Dick Ket ha vissuto la sua breve vita quasi sempre rintanato nella casa dei genitori, cercando rifugio dalle sue fobie in quel senso di tranquillità offerto dagli oggetti che quotidianamente vediamo e stringiamo fra le mani. Presto, però, quegli oggetti mostrano la loro dannosa tirannia, affollando un primo piano ribaltato e asfisiante.
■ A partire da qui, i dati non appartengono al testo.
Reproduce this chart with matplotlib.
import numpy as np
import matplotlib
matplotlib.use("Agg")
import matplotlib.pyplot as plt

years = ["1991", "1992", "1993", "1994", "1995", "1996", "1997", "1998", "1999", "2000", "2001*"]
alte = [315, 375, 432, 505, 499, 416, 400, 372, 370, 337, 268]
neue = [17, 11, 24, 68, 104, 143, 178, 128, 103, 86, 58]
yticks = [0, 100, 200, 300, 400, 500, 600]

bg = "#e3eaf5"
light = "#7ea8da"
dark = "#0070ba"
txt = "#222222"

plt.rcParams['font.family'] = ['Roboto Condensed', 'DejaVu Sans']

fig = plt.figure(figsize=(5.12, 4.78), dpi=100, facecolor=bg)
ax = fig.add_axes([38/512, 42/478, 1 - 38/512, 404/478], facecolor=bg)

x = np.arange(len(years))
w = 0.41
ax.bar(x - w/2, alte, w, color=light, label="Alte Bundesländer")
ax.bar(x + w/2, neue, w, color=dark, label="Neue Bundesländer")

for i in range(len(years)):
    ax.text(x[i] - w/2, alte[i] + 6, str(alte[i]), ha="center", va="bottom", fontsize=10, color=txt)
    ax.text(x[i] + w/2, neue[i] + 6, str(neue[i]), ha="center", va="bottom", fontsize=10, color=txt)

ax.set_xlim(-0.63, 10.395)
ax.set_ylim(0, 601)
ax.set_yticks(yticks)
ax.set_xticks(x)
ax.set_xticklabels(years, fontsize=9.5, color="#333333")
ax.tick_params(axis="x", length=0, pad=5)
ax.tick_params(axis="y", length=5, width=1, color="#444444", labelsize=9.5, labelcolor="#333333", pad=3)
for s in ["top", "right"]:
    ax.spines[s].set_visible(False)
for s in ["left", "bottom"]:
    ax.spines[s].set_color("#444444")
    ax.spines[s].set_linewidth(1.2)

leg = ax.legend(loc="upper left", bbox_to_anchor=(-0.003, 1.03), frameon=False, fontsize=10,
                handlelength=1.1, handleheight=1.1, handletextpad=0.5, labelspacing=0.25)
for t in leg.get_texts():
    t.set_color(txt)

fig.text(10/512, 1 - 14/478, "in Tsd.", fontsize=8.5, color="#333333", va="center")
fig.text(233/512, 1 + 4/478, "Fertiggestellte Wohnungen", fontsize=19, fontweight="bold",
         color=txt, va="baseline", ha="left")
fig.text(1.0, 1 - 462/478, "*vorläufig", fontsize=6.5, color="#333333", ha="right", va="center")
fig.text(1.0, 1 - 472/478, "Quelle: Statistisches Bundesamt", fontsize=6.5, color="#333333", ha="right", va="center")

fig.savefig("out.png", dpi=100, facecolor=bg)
San Gimignano (1923), di Schuhmacher, apre la serie di omaggi all’Italia. I parallelismi con ciò che da noi andavano facendo i pittori di Valori plastici sono evidenti, ma più importanti i continui rimandi ai maestri della “pittura di luce” del Quattrocento fiorentino e di
Piero della Francesca, forse il primo “realista magico” della storia della pittura. L’immobile, gelida composizione de
La Raccolta (1953) di
Pike Koch sembra immersa nella luce tersa e gelida di Piero; mentre è un dichiarato omaggio a Piero della Francesca il
Dittico (1997) di
Anneke van Brussel.
Non mancano riferimenti alla grande tradizione del Seicento olandese, come nel
Vaso con cipolle su panno nero (2004) di
Bernard Verkaaik, impressionante per la capacità di restituire la superficie delle cose.